* WHAT YOU HAVE TO DO
Comb the records below for the string "this" and copy each line where it turns up.

* GIVEN DATA
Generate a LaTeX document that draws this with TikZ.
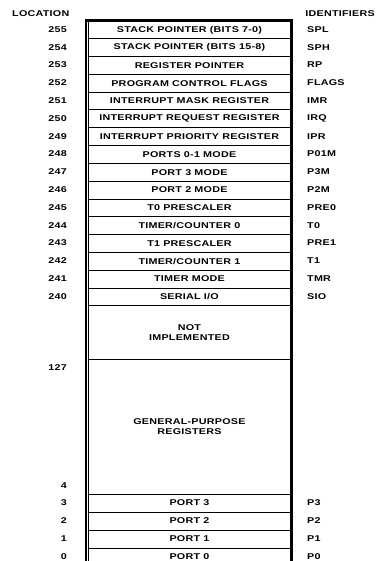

---

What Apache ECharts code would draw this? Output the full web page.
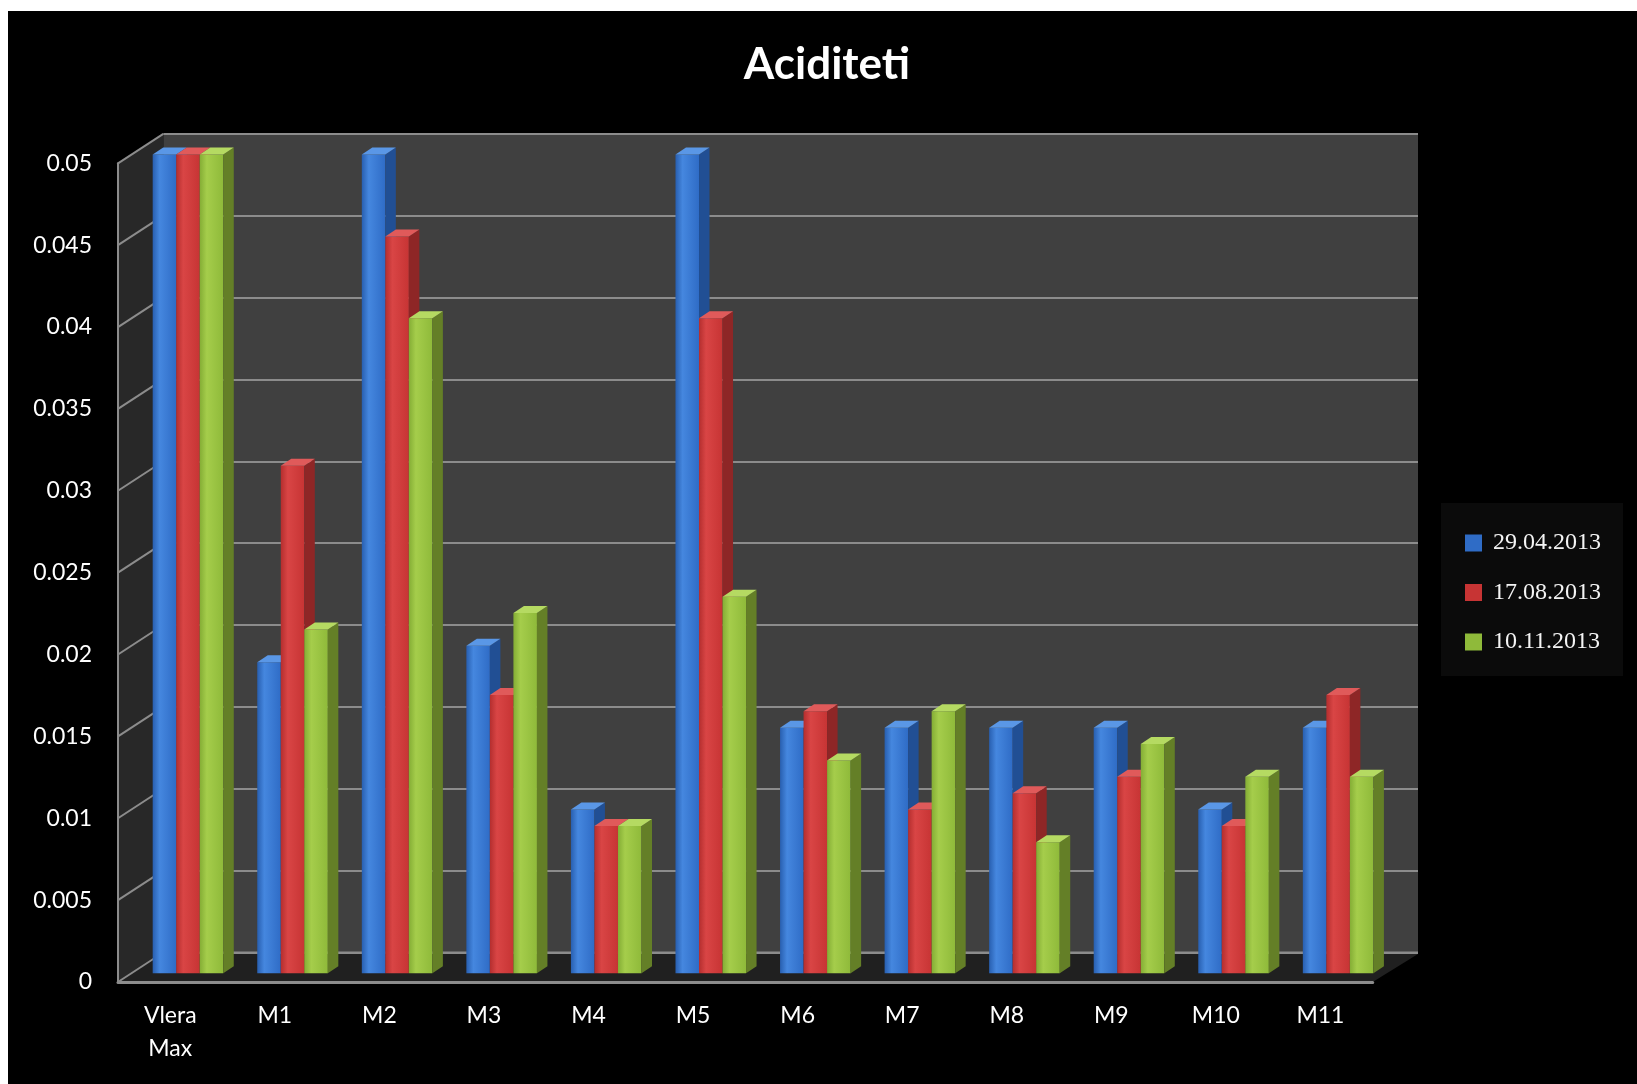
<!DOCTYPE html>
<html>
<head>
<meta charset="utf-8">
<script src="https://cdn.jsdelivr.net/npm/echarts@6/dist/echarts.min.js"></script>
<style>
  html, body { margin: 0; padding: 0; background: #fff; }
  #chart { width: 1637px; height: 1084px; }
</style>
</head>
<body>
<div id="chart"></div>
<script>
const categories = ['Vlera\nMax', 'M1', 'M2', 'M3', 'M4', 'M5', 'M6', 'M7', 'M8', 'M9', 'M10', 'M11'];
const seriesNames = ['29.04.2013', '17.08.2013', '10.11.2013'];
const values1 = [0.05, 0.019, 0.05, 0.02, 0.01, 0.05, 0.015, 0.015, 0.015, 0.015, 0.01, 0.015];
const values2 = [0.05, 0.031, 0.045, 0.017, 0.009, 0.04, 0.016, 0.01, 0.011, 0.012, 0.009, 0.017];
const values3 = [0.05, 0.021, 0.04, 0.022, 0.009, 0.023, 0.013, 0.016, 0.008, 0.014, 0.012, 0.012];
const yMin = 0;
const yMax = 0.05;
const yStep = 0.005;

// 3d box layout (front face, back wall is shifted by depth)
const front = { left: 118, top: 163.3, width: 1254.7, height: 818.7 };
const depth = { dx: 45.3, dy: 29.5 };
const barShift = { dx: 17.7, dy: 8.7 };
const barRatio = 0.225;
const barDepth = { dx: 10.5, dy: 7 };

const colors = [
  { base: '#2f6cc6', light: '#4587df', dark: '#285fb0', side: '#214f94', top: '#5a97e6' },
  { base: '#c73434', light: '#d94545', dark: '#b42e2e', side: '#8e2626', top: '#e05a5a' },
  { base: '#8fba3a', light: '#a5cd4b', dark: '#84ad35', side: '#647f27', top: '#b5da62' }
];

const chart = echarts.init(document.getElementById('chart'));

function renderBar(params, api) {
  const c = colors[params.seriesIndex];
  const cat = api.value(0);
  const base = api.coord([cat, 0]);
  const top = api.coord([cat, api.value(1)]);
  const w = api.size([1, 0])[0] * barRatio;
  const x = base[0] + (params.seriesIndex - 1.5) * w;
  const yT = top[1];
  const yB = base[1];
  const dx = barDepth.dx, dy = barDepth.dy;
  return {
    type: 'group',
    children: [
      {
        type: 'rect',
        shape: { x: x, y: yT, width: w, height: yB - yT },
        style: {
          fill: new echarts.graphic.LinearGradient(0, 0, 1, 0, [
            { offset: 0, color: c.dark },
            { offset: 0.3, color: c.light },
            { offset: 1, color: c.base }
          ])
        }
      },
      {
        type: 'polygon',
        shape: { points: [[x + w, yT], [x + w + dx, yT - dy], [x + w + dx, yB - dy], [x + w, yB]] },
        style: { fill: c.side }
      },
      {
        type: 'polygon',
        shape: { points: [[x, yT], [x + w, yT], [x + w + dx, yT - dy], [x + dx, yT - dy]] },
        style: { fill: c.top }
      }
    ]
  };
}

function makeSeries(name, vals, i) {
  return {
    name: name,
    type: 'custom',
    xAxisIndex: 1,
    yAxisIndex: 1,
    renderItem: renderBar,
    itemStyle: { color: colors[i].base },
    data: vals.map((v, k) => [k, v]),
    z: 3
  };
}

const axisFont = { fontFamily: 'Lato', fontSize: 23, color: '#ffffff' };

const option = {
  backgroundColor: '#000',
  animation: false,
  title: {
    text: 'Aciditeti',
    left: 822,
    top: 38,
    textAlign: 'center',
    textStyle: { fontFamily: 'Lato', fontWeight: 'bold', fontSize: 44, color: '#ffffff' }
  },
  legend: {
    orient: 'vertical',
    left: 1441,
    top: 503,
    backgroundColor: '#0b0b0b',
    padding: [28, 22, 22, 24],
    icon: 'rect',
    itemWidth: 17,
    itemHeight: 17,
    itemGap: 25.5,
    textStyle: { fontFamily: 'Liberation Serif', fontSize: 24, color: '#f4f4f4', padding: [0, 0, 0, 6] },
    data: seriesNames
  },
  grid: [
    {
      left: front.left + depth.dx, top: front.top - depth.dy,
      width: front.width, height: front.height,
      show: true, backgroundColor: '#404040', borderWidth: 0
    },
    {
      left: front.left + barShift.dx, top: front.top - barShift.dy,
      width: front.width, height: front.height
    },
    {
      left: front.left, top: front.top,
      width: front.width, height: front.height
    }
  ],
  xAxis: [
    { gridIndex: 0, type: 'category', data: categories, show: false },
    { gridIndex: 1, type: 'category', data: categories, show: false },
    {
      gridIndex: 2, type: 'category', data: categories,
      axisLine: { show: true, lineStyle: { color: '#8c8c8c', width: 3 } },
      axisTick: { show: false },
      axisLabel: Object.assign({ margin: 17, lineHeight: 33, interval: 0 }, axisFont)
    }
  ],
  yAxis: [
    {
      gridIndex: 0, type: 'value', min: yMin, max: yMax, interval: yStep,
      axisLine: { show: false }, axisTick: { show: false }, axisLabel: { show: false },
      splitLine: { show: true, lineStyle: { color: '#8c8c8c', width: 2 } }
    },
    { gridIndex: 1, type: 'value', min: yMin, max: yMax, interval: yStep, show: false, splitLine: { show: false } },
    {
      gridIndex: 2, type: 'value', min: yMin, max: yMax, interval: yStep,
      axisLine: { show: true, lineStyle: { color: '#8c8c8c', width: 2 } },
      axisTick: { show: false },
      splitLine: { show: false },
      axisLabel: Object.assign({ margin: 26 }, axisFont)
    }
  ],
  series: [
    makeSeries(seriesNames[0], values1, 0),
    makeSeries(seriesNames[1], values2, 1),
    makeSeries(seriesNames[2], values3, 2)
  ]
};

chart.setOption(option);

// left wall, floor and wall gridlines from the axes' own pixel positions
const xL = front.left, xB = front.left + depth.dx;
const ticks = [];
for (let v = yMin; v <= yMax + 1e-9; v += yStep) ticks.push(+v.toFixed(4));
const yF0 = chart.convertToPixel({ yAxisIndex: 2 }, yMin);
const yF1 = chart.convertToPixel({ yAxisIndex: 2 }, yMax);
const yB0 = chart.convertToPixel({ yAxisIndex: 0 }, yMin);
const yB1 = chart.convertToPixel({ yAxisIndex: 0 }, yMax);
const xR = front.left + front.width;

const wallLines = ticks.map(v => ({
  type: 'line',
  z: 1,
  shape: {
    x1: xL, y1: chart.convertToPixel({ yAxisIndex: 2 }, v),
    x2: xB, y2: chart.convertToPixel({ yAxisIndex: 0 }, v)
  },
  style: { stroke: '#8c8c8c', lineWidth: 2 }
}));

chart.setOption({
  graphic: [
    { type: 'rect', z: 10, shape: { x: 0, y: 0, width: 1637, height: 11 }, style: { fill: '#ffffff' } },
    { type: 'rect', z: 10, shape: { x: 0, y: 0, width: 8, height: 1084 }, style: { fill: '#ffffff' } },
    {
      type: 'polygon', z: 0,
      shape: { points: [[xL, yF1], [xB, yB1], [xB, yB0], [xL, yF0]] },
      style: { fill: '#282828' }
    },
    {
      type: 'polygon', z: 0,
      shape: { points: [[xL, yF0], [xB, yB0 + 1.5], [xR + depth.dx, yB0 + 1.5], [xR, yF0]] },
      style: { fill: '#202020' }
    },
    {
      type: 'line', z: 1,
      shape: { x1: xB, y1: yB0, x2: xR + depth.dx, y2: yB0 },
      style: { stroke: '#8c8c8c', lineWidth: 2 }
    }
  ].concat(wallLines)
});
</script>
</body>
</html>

* WORKED SOLUTION
Generate a LaTeX document that draws this with TikZ.
What Apache ECharts code would draw this? Output the full web page.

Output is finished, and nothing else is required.